El maestro de lo breve, célebre por firmar uno de los microrrelatos más imitados de la historia («El dinosaurio») publicó originalmente en 1983 este libro que, como todos los suyos, es conciso, bello y luminoso, lleno de senderos que conducen a los grandes temas, pero también a rincones donde la erudición y la ironía se combinan para desenmascarar tanto la banalidad de los academicismos inútiles como la vacuidad del discurso de ciertos mercaderes de la palabra. Siempre con ese estilo suyo, leve y limpio, que es como un discurso susurrante y sonriente al mismo tiempo.
Reflexiones sobre el oficio de la traducción (o la imposibilidad de ejercerlo), sobre las obras y biografías de Horacio Quiroga, Ernesto Cardenal o William Shakespeare o sobre el auge de las novelas sobre dictadores durante el boom latinoamericano (con especial atención a Miguel Ángel Asturias) conviven en las páginas de este volumen con un hilarante texto acerca del «género obituario», con el relato sobre una cena soñada a la que habrían de asistir, entre otros, Bryce Echenique, Julio Ramón Ribeyro, Bárbara Jacobs y ¡Franz Kafka! o con algunos de esos cuentos de los que solo él era capaz («De lo circunstancial o lo efímero…» y «Las ilusiones perdidas»).
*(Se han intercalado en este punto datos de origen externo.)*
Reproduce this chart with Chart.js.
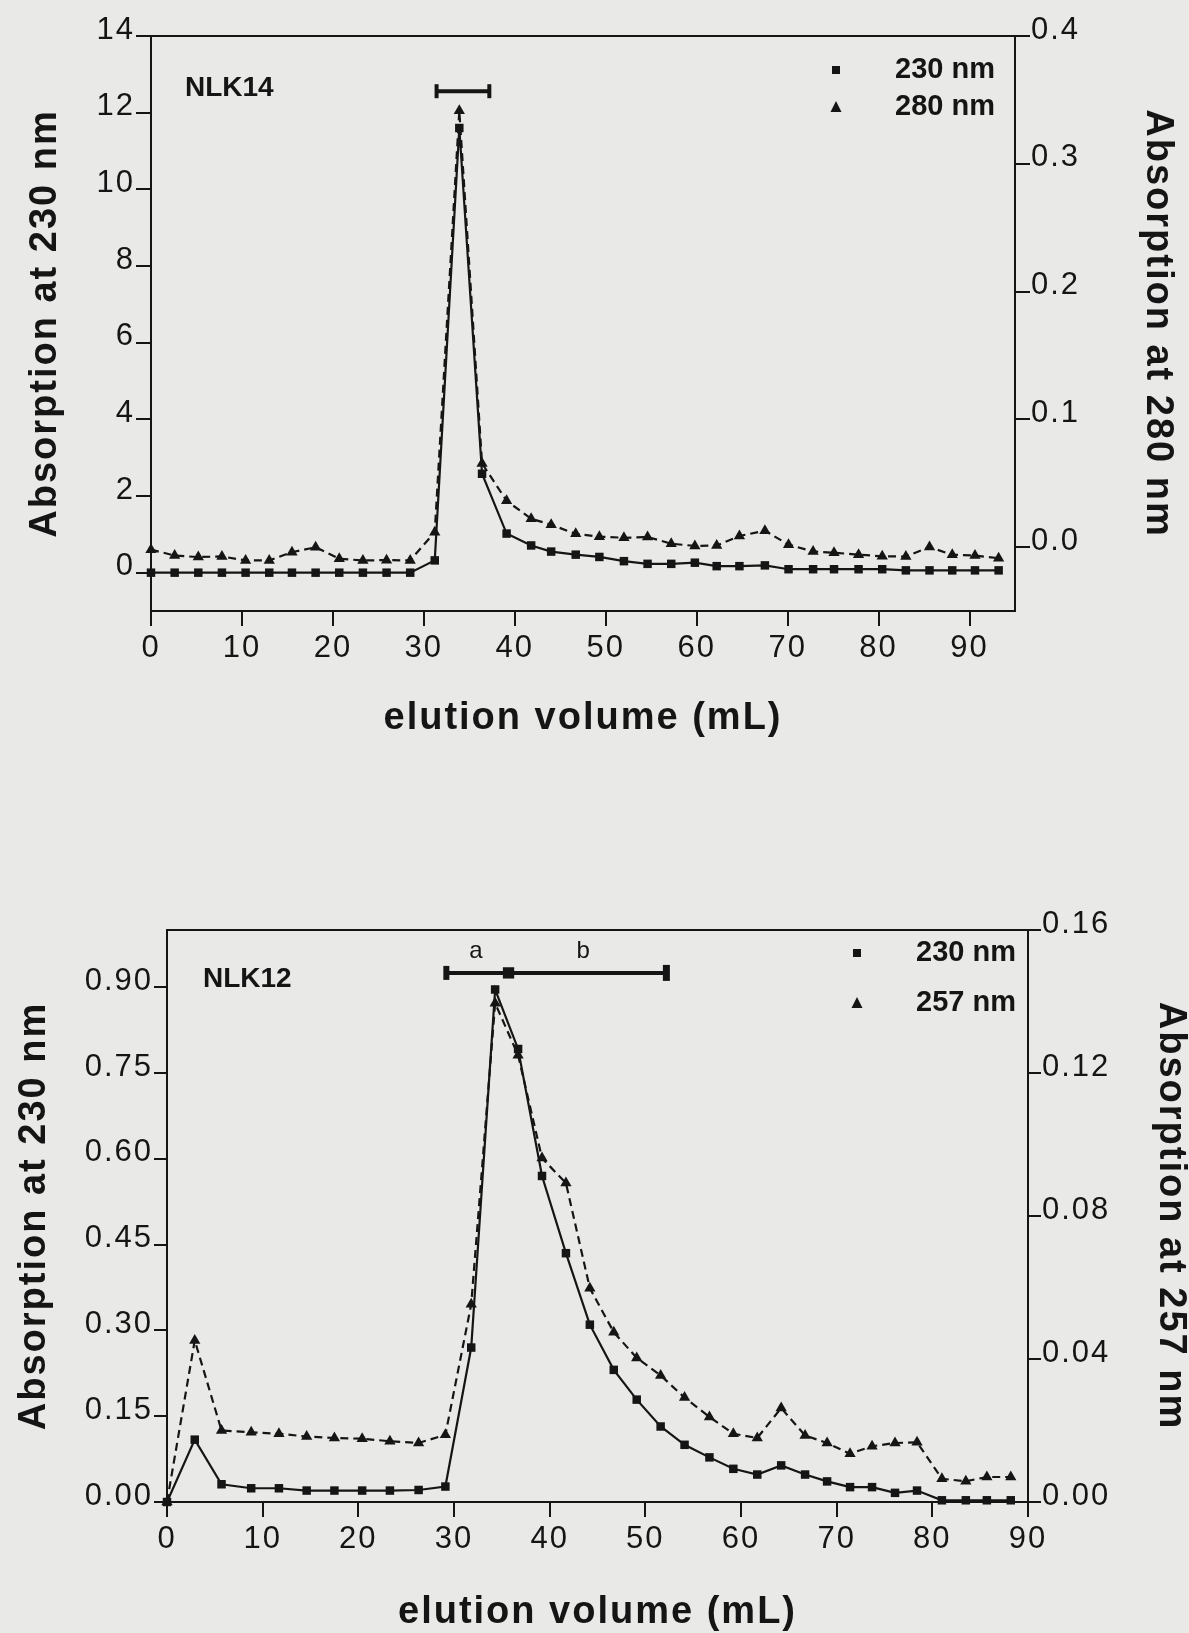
<!DOCTYPE html>
<html>
<head>
<meta charset="utf-8">
<title>Elution profiles NLK14 / NLK12</title>
<script src="https://cdn.jsdelivr.net/npm/chart.js@4"></script>
<style>
  body { margin: 0; background: #e9e9e7; }
  #page { position: relative; width: 1189px; height: 1633px; overflow: hidden; }
  canvas { position: absolute; left: 0; }
</style>
</head>
<body>
<div id="page">
  <canvas id="nlk14" width="1189" height="780" style="top:0"></canvas>
  <canvas id="nlk12" width="1189" height="853" style="top:780px"></canvas>
</div>
<script>
// NLK14 run (upper panel)
const volTop = [0, 2.6, 5.2, 7.8, 10.4, 13.0, 15.5, 18.1, 20.7, 23.3, 25.9, 28.5, 31.2, 33.9, 36.4, 39.1, 41.8, 44.0, 46.7, 49.3, 52.0, 54.6, 57.2, 59.8, 62.2, 64.7, 67.5, 70.1, 72.8, 75.1, 77.8, 80.4, 83.0, 85.6, 88.1, 90.6, 93.2];
const a230Top = [0, 0, 0, 0, 0, 0, 0, 0, 0, 0, 0, 0, 0.32, 11.6, 2.58, 1.02, 0.71, 0.55, 0.47, 0.41, 0.30, 0.23, 0.23, 0.26, 0.17, 0.17, 0.19, 0.09, 0.09, 0.09, 0.09, 0.09, 0.06, 0.06, 0.06, 0.06, 0.06];
const a280Top = [-0.002, -0.0066, -0.0078, -0.0073, -0.0104, -0.0104, -0.004, -0.0001, -0.0091, -0.0104, -0.0102, -0.0104, 0.0117, 0.3415, 0.0655, 0.0362, 0.0222, 0.0175, 0.0104, 0.0082, 0.0073, 0.0079, 0.0027, 0.0009, 0.0013, 0.0087, 0.0128, 0.0019, -0.0034, -0.0044, -0.0059, -0.0072, -0.0074, 0.0, -0.006, -0.0066, -0.0087];
const poolTop = [31.4, 37.2];
const poolTopLevel = 12.56;

// NLK12 run (lower panel)
const volBot = [0, 2.9, 5.7, 8.8, 11.7, 14.6, 17.5, 20.4, 23.3, 26.3, 29.1, 31.8, 34.3, 36.7, 39.2, 41.7, 44.2, 46.7, 49.1, 51.6, 54.1, 56.7, 59.2, 61.7, 64.2, 66.7, 69.0, 71.4, 73.7, 76.1, 78.4, 81.0, 83.5, 85.7, 88.2];
const a230Bot = [0, 0.109, 0.031, 0.024, 0.024, 0.020, 0.020, 0.020, 0.020, 0.021, 0.027, 0.270, 0.896, 0.792, 0.570, 0.435, 0.310, 0.231, 0.179, 0.132, 0.100, 0.078, 0.058, 0.048, 0.064, 0.048, 0.036, 0.026, 0.026, 0.016, 0.020, 0.003, 0.003, 0.003, 0.003];
const a257Bot = [0, 0.0452, 0.0200, 0.0195, 0.0191, 0.0183, 0.0179, 0.0177, 0.0170, 0.0165, 0.0188, 0.0553, 0.1395, 0.125, 0.0962, 0.0892, 0.0598, 0.0475, 0.0403, 0.0354, 0.0292, 0.0238, 0.0191, 0.0179, 0.0263, 0.0186, 0.0165, 0.0135, 0.0156, 0.0165, 0.0167, 0.0065, 0.0058, 0.007, 0.007];
const poolBot = [29.2, 35.7, 52.2];
const poolBotLevel = 0.925;
const poolNames = ['a', 'b'];
const poolNameVol = [32.3, 43.5];
const poolNameLevel = 0.962;

// tick labels
const volTicks = [0, 10, 20, 30, 40, 50, 60, 70, 80, 90];
const leftTicksTop = [0, 2, 4, 6, 8, 10, 12, 14];
const rightTicksTop = [0, 0.1, 0.2, 0.3, 0.4];
const leftTicksBot = [0, 0.15, 0.30, 0.45, 0.60, 0.75, 0.90];
const rightTicksBot = [0, 0.04, 0.08, 0.12, 0.16];

const ink = '#151515';
const family = "'Liberation Sans', Arial, sans-serif";
Chart.defaults.font.family = family;
Chart.defaults.color = ink;

const tickFont = { size: 31 };
const titleFont = { size: 38, weight: 'bold', lineHeight: 1 };

// helpers for scale sizing / fixed tick lists
const fixed = (size) => (s) => { if (s.isHorizontal()) s.height = size; else s.width = size; };
const useTicks = (list) => (s) => { s.ticks = list.map(v => ({ value: v })); };
const pts = (xs, ys) => xs.map((x, i) => ({ x: x, y: ys[i] }));
const flat = (xs, level) => xs.map(x => ({ x: x, y: level }));

function axis(opts) {
  return Object.assign({
    type: 'linear',
    grid: { drawOnChartArea: false, color: ink, lineWidth: 2, tickLength: 15 },
    border: { color: ink, width: 2 },
  }, opts);
}

// the scanned figure uses loosely spaced type
const spacing = {
  id: 'spacing',
  beforeDraw(chart) { chart.ctx.letterSpacing = '2px'; }
};

// panel label, legend and pool letters
const notes = {
  id: 'notes',
  afterDatasetsDraw(chart, args, o) {
    const { ctx, chartArea: area, scales } = chart;
    ctx.save();
    ctx.letterSpacing = '0px';
    ctx.fillStyle = ink;
    ctx.textBaseline = 'middle';
    ctx.textAlign = 'left';
    ctx.font = 'bold 28px ' + family;
    ctx.fillText(o.panel, area.left + o.panelAt[0], area.top + o.panelAt[1]);

    ctx.font = 'bold 29px ' + family;
    [0, 1].forEach(i => {
      const mx = area.right + o.legendAt[0];
      const my = area.top + o.legendAt[1] + i * o.legendGap;
      if (i === 0) {
        ctx.fillRect(mx - 4, my - 4, 8, 8);
      } else {
        ctx.beginPath();
        ctx.moveTo(mx, my - 6);
        ctx.lineTo(mx + 5.5, my + 5);
        ctx.lineTo(mx - 5.5, my + 5);
        ctx.closePath();
        ctx.fill();
      }
      ctx.fillText(chart.data.datasets[i].label, mx + o.textGap, my);
    });

    if (o.names) {
      ctx.font = '24px ' + family;
      ctx.textAlign = 'center';
      o.names.forEach((t, i) => {
        ctx.fillText(t, scales.x.getPixelForValue(o.namesAt[i]), scales.y.getPixelForValue(o.namesLevel));
      });
    }
    ctx.restore();
  }
};

const lineStyle = { borderColor: ink, backgroundColor: ink, pointBackgroundColor: ink, pointBorderColor: ink, pointBorderWidth: 0, borderWidth: 2.2, tension: 0, clip: false };

// upper panel: NLK14
new Chart(document.getElementById('nlk14'), {
  type: 'line',
  data: {
    datasets: [
      Object.assign({ label: '230 nm', data: pts(volTop, a230Top), yAxisID: 'y', pointStyle: 'rect', pointRadius: 6 }, lineStyle),
      Object.assign({ label: '280 nm', data: pts(volTop, a280Top), yAxisID: 'y2', pointStyle: 'triangle', pointRadius: 6.5, borderDash: [8, 5] }, lineStyle),
      Object.assign({ label: 'pool', data: flat(poolTop, poolTopLevel), yAxisID: 'y' }, lineStyle,
        { borderWidth: 4, pointStyle: 'line', rotation: 90, pointRadius: 7, pointBorderWidth: 4 })
    ]
  },
  options: {
    responsive: false, animation: false, devicePixelRatio: 1,
    layout: { padding: { top: 36, left: 0, right: 0, bottom: 0 } },
    plugins: {
      legend: { display: false }, tooltip: { enabled: false },
      notes: { panel: 'NLK14', panelAt: [34, 52], legendAt: [-179, 34], legendGap: 37, textGap: 59 }
    },
    scales: {
      x: axis({
        position: 'bottom', min: 0, max: 95,
        afterBuildTicks: useTicks(volTicks), afterFit: fixed(169),
        ticks: { font: tickFont, color: ink, padding: 4, maxRotation: 0 },
        title: { display: true, text: 'elution volume (mL)', font: titleFont, color: ink, padding: { top: 0, bottom: 42 } }
      }),
      x2: axis({
        position: 'top', grid: { display: false }, ticks: { display: false }, afterFit: fixed(0)
      }),
      y: axis({
        position: 'left', min: -1, max: 14,
        afterBuildTicks: useTicks(leftTicksTop), afterFit: fixed(151),
        grid: { drawOnChartArea: false, color: ink, lineWidth: 2, tickLength: 15 },
        ticks: { font: tickFont, color: ink, padding: 1, labelOffset: -6, callback: v => String(v) },
        title: { display: true, text: 'Absorption at 230 nm', font: titleFont, color: ink, padding: { top: 27, bottom: 0 } }
      }),
      y2: axis({
        position: 'right', min: -0.05, max: 0.4,
        afterBuildTicks: useTicks(rightTicksTop), afterFit: fixed(174),
        grid: { drawOnChartArea: false, color: ink, lineWidth: 2, tickLength: 15 },
        ticks: { font: tickFont, color: ink, padding: 1, labelOffset: -6, callback: v => v.toFixed(1) },
        title: { display: true, text: 'Absorption at 280 nm', font: titleFont, color: ink, padding: { top: 13, bottom: 0 } }
      })
    }
  },
  plugins: [spacing, notes]
});

// lower panel: NLK12
new Chart(document.getElementById('nlk12'), {
  type: 'line',
  data: {
    datasets: [
      Object.assign({ label: '230 nm', data: pts(volBot, a230Bot), yAxisID: 'y', pointStyle: 'rect', pointRadius: 6 }, lineStyle),
      Object.assign({ label: '257 nm', data: pts(volBot, a257Bot), yAxisID: 'y2', pointStyle: 'triangle', pointRadius: 6.5, borderDash: [8, 5] }, lineStyle),
      Object.assign({ label: 'pool', data: flat(poolBot, poolBotLevel), yAxisID: 'y' }, lineStyle,
        { borderWidth: 4, pointStyle: ['line', 'rect', 'line'], rotation: [90, 0, 90], pointRadius: [7, 8, 8], pointBorderWidth: [6, 0, 7] })
    ]
  },
  options: {
    responsive: false, animation: false, devicePixelRatio: 1,
    layout: { padding: { top: 150, left: 0, right: 0, bottom: 0 } },
    plugins: {
      legend: { display: false }, tooltip: { enabled: false },
      notes: {
        panel: 'NLK12', panelAt: [36, 49], legendAt: [-171, 23], legendGap: 50, textGap: 59,
        names: poolNames, namesAt: poolNameVol, namesLevel: poolNameLevel
      }
    },
    scales: {
      x: axis({
        position: 'bottom', min: 0, max: 90,
        afterBuildTicks: useTicks(volTicks), afterFit: fixed(131),
        ticks: { font: tickFont, color: ink, padding: 4, maxRotation: 0 },
        title: { display: true, text: 'elution volume (mL)', font: titleFont, color: ink, padding: { top: 0, bottom: 1 } }
      }),
      x2: axis({
        position: 'top', grid: { display: false }, ticks: { display: false }, afterFit: fixed(0)
      }),
      y: axis({
        position: 'left', min: 0, max: 1.0,
        afterBuildTicks: useTicks(leftTicksBot), afterFit: fixed(167),
        grid: { drawOnChartArea: false, color: ink, lineWidth: 2, tickLength: 13 },
        ticks: { font: tickFont, color: ink, padding: 1, labelOffset: -6, callback: v => v.toFixed(2) },
        title: { display: true, text: 'Absorption at 230 nm', font: titleFont, color: ink, padding: { top: 16, bottom: 0 } }
      }),
      y2: axis({
        position: 'right', min: 0, max: 0.16,
        afterBuildTicks: useTicks(rightTicksBot), afterFit: fixed(161),
        grid: { drawOnChartArea: false, color: ink, lineWidth: 2, tickLength: 13 },
        ticks: { font: tickFont, color: ink, padding: 1, labelOffset: -6, callback: v => v.toFixed(2) },
        title: { display: true, text: 'Absorption at 257 nm', font: titleFont, color: ink, padding: { top: 0, bottom: 0 } }
      })
    }
  },
  plugins: [spacing, notes]
});
</script>
</body>
</html>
El resultado, como siempre que el lector se acerca a Monterroso, son unas cuantas horas de puro placer que abren la puerta a la lectura o relectura de otros muchos textos, mientras vuelve a mirar desde puntos de vista diferentes algunos problemas que le han preocupado o, al menos, ocupado, desde que comenzó a leer.
Cuando surge el asunto de Monterroso, de los textos de Monterroso, de las conferencias y las mesas de debate y las anécdotas de Monterroso, suelo convertirme (todavía más) en un pesado insoportable y hablo de él durante horas y horas, haciendo exactamente lo contrario de lo que solía hacer él. Al comenzar esta entrada me propuse lo contrario: ser (como decía Calvino que el propio Monterroso era) misericordiosamente breve, así que inserto aquí ya ese punto que él tanto odiaba y respetaba. Los lectores de Monterroso (esa secta que susurra y sonríe) me entenderán.